September 10, 2013 by

Discipline and Punishment

2 comments

Categories: Uncategorized

Let me start this blog off today just by saying that I had a hard time reading just the first few lines of Michel Foucault’s Discipline and Punish. If you compare the punishment of when America was just begining compared to where we are now we have come a long way. The criminals of today have nothing to complain about when it comes to there punishment. Getting life in prison is a cake walk compared to the alternative of getting your skin litterally ripped off of you as you watch or having horses rip your limbs off. Today we still have lethal injection in some states and what they are doing is 10,000 times more humane then what we would have had to go through during Purtain times. Now what iI find really scary is the fact that Levi Ames was a common day theif and he got hung for that while today we see people steal millions of dollars from hundreds of people and get a slap on the wrist (Where is the justice in that). Now I personally am not for a slap on the wrist but hanging someone who is no older than I am for the simple act of stealing seems wrong. I for one am glad that I live in a world where there is scientific evidence to prove if someone is innocent or guilty and we dont have to rely on the word of someone who is untrustworthy. Levi Ames on the other hand was not so lucky and in todays world would have been found guilty of a lesser charge and would have not hung for his theft.

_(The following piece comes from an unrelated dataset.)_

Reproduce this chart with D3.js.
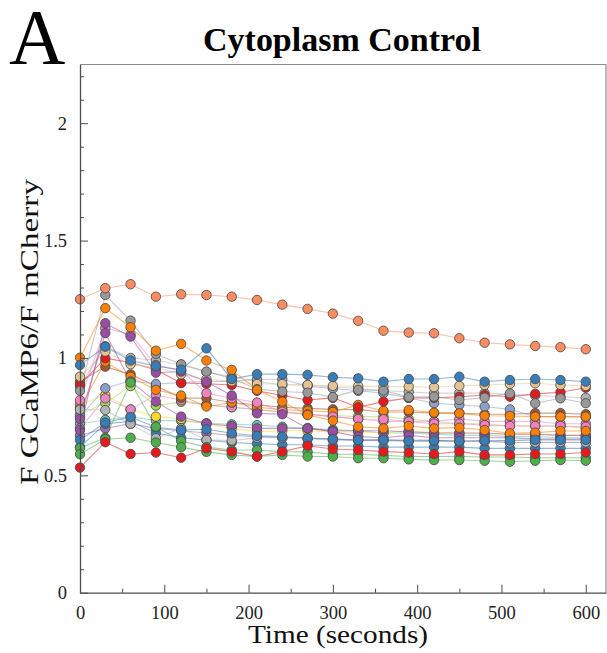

All in all what I learned from these readings where that I am sooooo glad that I livce in today’s time period and that the Purtians had some major issues on how to dispense some far Discipline and Punishment

If the Puritans had a motto it would be pretty close to this one

guilty-until-proven-innocent-final

2 Responses to Discipline and Punishment

  1. Jim Groom

    I tend to think Foucualt is trying to move us out of the ideas of better or worse in terms of punishment ove time, but what do differnet punishments say about different historical moments. Are we actually more humane? If so, how?

  2. Paul

    I think the Puritan mindset was more about sin than crime, with the belief that everyone is a sinner, everyone is guilty of something. Foucault said something about degrees of guilt, which may have stemmed from religious ideas.
    Giving the death openalty for theft does sound harsh. But what might it say about the concerns and fears of the times?